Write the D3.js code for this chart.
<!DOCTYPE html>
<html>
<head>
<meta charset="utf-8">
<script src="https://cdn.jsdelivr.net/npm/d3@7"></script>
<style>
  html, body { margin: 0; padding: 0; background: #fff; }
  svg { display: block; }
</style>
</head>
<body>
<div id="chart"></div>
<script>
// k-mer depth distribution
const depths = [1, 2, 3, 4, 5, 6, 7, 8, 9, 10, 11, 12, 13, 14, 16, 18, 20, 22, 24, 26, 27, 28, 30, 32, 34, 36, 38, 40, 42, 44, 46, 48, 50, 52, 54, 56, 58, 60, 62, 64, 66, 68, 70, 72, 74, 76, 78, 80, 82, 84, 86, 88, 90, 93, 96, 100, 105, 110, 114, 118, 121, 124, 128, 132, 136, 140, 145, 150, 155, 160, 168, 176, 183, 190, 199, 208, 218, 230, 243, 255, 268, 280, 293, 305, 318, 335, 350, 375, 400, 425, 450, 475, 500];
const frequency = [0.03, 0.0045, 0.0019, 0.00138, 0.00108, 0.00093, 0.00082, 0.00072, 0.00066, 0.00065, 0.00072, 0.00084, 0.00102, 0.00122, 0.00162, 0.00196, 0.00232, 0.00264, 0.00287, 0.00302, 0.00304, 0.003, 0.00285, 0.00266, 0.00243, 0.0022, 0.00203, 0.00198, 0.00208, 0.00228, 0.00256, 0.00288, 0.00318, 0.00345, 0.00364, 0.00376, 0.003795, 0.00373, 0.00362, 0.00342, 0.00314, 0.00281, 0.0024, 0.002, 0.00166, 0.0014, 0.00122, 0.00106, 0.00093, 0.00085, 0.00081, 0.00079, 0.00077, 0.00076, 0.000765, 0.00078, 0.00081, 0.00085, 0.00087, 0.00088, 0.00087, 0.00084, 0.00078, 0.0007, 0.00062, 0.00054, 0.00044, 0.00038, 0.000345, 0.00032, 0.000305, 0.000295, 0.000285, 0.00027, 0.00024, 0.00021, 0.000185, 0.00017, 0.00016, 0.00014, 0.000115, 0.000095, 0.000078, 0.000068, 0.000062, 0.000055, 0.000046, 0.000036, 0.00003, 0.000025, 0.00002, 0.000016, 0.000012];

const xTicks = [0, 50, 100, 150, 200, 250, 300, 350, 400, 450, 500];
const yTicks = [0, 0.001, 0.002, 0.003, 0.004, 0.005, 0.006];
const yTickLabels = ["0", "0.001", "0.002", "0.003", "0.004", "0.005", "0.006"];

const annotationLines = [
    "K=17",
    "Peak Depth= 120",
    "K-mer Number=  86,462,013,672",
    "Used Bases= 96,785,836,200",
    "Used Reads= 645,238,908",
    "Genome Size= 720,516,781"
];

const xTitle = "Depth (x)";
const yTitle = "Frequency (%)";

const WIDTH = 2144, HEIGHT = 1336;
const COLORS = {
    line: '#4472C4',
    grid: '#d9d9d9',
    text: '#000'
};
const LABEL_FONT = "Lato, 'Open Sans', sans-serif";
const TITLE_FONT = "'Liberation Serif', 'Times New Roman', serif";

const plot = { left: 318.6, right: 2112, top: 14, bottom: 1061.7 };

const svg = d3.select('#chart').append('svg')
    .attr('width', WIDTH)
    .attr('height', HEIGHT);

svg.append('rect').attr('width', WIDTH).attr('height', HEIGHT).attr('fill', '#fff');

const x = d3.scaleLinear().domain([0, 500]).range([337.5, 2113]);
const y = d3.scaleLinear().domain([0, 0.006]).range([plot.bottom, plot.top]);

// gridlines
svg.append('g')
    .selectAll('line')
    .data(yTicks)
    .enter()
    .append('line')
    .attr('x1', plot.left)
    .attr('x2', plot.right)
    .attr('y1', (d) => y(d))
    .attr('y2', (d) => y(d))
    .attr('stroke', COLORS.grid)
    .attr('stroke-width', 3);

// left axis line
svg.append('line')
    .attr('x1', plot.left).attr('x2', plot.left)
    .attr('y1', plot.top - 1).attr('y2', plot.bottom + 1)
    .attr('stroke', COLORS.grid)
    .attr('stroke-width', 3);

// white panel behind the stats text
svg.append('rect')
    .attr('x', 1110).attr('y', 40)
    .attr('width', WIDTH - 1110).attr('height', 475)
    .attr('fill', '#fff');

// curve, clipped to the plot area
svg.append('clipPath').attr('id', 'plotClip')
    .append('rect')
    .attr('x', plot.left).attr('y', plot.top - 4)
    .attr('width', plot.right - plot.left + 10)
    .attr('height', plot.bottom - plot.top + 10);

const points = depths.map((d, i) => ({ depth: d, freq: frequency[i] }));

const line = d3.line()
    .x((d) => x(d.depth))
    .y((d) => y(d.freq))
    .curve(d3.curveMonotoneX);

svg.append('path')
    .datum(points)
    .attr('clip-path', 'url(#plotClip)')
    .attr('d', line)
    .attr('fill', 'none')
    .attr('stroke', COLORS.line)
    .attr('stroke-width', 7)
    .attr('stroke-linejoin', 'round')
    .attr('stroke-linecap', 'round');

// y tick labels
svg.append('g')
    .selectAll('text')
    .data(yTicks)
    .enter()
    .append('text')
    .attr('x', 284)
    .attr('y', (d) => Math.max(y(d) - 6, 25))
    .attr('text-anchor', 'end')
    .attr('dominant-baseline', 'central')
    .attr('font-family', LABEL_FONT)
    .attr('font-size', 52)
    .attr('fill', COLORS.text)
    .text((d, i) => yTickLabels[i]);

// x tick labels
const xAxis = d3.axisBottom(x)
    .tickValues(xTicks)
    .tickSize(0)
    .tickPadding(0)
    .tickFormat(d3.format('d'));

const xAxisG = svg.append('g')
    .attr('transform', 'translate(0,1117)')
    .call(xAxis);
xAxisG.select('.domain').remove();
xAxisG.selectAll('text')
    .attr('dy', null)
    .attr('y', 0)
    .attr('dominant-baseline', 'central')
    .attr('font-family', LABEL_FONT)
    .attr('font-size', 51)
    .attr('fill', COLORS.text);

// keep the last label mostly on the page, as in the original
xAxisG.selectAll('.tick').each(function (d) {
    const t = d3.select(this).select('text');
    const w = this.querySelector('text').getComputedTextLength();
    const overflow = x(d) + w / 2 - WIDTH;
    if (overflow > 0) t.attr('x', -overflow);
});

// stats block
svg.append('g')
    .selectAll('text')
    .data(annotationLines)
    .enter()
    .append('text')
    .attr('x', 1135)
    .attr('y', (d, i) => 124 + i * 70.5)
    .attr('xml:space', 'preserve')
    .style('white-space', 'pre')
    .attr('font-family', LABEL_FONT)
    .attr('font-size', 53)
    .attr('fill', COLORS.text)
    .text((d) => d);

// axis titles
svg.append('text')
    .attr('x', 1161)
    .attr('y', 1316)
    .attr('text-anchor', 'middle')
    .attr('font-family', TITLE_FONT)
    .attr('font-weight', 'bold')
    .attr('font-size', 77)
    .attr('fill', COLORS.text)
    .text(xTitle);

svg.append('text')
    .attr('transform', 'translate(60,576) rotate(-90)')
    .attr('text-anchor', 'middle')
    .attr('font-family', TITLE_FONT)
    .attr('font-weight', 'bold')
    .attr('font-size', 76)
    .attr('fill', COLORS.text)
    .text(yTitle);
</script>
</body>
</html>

○ ○ ○ ○ ○

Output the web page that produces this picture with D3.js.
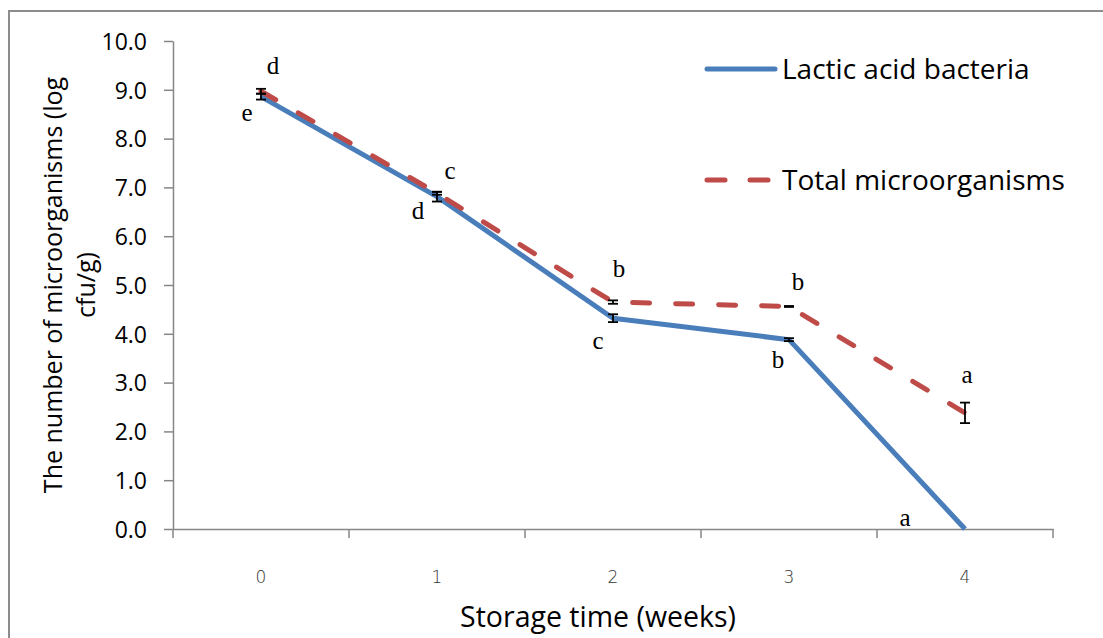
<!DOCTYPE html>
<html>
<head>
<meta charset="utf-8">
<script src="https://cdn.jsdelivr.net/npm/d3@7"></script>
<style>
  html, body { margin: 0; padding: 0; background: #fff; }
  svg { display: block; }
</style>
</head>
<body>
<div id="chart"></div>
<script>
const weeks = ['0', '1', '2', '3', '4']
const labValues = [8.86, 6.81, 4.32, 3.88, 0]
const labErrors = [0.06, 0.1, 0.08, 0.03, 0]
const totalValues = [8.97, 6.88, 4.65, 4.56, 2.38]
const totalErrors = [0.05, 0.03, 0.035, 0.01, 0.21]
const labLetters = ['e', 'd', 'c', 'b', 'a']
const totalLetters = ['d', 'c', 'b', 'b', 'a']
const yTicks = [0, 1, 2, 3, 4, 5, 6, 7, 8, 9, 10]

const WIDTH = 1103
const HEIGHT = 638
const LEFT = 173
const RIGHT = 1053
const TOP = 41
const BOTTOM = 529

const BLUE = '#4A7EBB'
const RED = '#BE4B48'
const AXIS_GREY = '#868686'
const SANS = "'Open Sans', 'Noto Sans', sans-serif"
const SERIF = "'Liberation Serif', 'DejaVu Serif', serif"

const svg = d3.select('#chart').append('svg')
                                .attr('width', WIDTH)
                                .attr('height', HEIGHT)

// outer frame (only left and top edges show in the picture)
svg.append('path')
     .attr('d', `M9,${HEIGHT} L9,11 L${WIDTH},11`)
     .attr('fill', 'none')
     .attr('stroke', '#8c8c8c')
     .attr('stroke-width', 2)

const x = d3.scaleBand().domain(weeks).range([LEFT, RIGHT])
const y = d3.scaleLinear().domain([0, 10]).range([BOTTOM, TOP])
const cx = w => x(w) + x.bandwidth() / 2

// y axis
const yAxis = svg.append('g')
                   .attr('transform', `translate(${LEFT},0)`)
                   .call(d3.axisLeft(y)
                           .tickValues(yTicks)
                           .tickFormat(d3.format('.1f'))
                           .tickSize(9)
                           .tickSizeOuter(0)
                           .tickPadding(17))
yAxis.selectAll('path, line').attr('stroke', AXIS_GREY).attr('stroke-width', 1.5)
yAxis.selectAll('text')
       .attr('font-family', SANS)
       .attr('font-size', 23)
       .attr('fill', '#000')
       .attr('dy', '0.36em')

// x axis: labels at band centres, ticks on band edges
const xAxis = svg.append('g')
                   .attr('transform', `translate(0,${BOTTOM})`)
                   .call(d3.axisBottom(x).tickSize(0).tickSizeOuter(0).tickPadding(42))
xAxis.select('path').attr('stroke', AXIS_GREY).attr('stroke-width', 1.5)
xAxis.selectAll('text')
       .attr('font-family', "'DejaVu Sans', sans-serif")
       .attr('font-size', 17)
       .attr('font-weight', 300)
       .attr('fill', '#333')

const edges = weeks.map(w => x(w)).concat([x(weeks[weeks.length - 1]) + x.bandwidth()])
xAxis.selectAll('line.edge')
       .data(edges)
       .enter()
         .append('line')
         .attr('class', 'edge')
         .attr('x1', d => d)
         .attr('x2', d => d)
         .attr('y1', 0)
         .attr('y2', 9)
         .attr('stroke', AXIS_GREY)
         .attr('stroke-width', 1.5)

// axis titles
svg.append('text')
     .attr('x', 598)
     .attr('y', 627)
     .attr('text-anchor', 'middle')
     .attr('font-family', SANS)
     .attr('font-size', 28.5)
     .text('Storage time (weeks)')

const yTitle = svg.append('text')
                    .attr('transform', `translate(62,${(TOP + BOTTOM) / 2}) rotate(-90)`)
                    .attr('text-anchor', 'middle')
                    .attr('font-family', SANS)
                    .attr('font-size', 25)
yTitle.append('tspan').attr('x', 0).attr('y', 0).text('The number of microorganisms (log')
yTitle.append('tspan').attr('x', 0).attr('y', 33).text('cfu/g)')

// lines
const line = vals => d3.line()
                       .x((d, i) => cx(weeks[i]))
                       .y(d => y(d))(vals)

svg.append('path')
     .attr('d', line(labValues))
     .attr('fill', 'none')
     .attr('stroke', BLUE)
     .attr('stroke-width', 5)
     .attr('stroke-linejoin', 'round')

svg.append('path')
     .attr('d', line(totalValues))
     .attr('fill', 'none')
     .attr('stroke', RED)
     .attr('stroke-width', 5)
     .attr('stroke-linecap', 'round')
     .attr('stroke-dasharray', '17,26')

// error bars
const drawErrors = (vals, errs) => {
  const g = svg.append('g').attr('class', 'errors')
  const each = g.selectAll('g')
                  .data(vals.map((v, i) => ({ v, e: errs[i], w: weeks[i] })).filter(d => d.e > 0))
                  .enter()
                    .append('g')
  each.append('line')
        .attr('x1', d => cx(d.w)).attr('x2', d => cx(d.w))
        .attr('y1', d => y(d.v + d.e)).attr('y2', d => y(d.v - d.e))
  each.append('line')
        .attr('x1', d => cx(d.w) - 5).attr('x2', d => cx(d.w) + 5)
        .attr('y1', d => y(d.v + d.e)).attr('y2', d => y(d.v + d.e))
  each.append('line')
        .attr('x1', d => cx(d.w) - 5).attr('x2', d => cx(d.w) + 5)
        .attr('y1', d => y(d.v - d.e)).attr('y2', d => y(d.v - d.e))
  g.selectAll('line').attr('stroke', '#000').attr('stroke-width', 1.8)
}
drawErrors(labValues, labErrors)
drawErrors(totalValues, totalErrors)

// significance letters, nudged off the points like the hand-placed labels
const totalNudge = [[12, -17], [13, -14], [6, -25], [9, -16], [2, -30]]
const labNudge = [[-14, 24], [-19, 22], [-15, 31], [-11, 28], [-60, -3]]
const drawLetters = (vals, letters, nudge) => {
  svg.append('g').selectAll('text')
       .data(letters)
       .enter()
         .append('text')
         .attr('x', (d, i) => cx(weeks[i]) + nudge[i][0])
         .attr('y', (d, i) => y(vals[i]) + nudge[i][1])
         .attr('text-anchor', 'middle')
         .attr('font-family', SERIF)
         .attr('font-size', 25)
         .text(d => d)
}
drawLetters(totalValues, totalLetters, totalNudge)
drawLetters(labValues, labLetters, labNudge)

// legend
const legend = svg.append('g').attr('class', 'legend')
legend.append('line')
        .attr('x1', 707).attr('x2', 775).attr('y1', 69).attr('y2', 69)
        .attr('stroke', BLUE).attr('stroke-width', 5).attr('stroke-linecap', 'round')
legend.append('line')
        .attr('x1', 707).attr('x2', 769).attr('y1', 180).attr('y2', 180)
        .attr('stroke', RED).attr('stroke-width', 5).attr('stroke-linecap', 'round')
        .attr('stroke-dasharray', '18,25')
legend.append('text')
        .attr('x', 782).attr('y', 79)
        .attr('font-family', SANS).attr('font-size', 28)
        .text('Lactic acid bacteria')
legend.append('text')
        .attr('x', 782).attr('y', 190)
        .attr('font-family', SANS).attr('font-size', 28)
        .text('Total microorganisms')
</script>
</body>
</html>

○ ○ ○ ○ ○

REQUIRED WORK: Your copy should hold only the lines from the one containing "Output the web" through the one containing "const cx = w => x(w) + x.bandwidth() / 2", word for word, with no pictures.

PROBLEM SOLUTION:
Output the web page that produces this picture with D3.js.
<!DOCTYPE html>
<html>
<head>
<meta charset="utf-8">
<script src="https://cdn.jsdelivr.net/npm/d3@7"></script>
<style>
  html, body { margin: 0; padding: 0; background: #fff; }
  svg { display: block; }
</style>
</head>
<body>
<div id="chart"></div>
<script>
const weeks = ['0', '1', '2', '3', '4']
const labValues = [8.86, 6.81, 4.32, 3.88, 0]
const labErrors = [0.06, 0.1, 0.08, 0.03, 0]
const totalValues = [8.97, 6.88, 4.65, 4.56, 2.38]
const totalErrors = [0.05, 0.03, 0.035, 0.01, 0.21]
const labLetters = ['e', 'd', 'c', 'b', 'a']
const totalLetters = ['d', 'c', 'b', 'b', 'a']
const yTicks = [0, 1, 2, 3, 4, 5, 6, 7, 8, 9, 10]

const WIDTH = 1103
const HEIGHT = 638
const LEFT = 173
const RIGHT = 1053
const TOP = 41
const BOTTOM = 529

const BLUE = '#4A7EBB'
const RED = '#BE4B48'
const AXIS_GREY = '#868686'
const SANS = "'Open Sans', 'Noto Sans', sans-serif"
const SERIF = "'Liberation Serif', 'DejaVu Serif', serif"

const svg = d3.select('#chart').append('svg')
                                .attr('width', WIDTH)
                                .attr('height', HEIGHT)

// outer frame (only left and top edges show in the picture)
svg.append('path')
     .attr('d', `M9,${HEIGHT} L9,11 L${WIDTH},11`)
     .attr('fill', 'none')
     .attr('stroke', '#8c8c8c')
     .attr('stroke-width', 2)

const x = d3.scaleBand().domain(weeks).range([LEFT, RIGHT])
const y = d3.scaleLinear().domain([0, 10]).range([BOTTOM, TOP])
const cx = w => x(w) + x.bandwidth() / 2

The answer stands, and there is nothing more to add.